The program will start off as a pilot beginning this month with the aim of replacing the current system of providing food baskets for the needy only on the holidays; it will instead provide ongoing monthly assistance.
As such, families will receive a prepaid card of which NIS 250 can be used to buy food and necessities in grocery stores, with the exception of tobacco and alcohol, while the additional NIS 250 will be used to buy rescued food, such as fruit and vegetables, which will be delivered directly to the homes of needy families.
Some 36 municipalities will participate in the initiative for the pilot run, including Jerusalem, Beersheba, Safed, Baka al-Gharbiya, Kfar Kasim and Sderot.

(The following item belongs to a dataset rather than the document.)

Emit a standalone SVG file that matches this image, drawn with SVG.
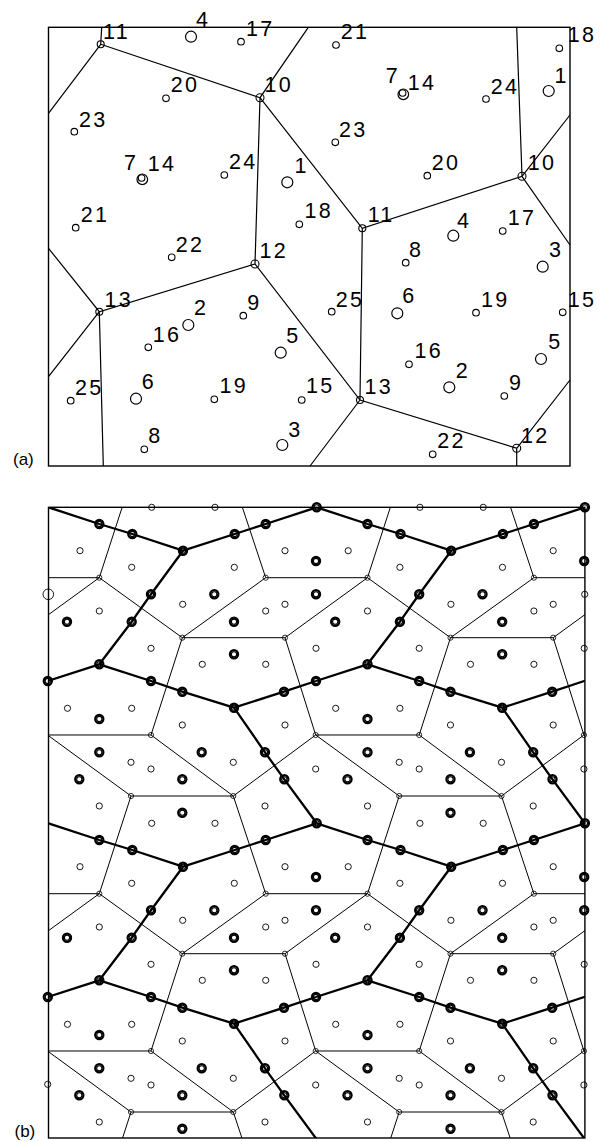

“This is an initiative that includes all segments of the population from all over the country – North, South, Center, haredim [ultra-Orthodox] and secular, Jews and Arabs,” Katz said.
He said he hoped the pilot initiative would succeed and prove useful so that the project could be expanded to include more underprivileged families throughout the country.
Mendy Blau, the director of Colel Chabad, the longest serving social-welfare organization in Israel, operating for 226 years, called the initiative “a real upheaval.”
“This is the first time that there is a program of such a large magnitude built in the right manner, respectable and respecting [of the needy] that puts at the center the family in need of assistance,” he said.
Blau thanked the welfare minister on behalf of the underprivileged families for his “support for this huge and important project.”
Leket Israel CEO Gidi Kroch said for years his organization has “raised awareness of the financial, social, and environmental benefits of food rescue.”
“I welcome the Welfare Ministry’s initiative to deal with the issue of food insecurity also by providing food to the needy that has been rescued,” he said. “Leket Israel transfers food to those in need on an ongoing basis. But thanks to this project and its partners, we managed to reach families who suffer from severe nutritional insecurity and some of which we did not care for until today.”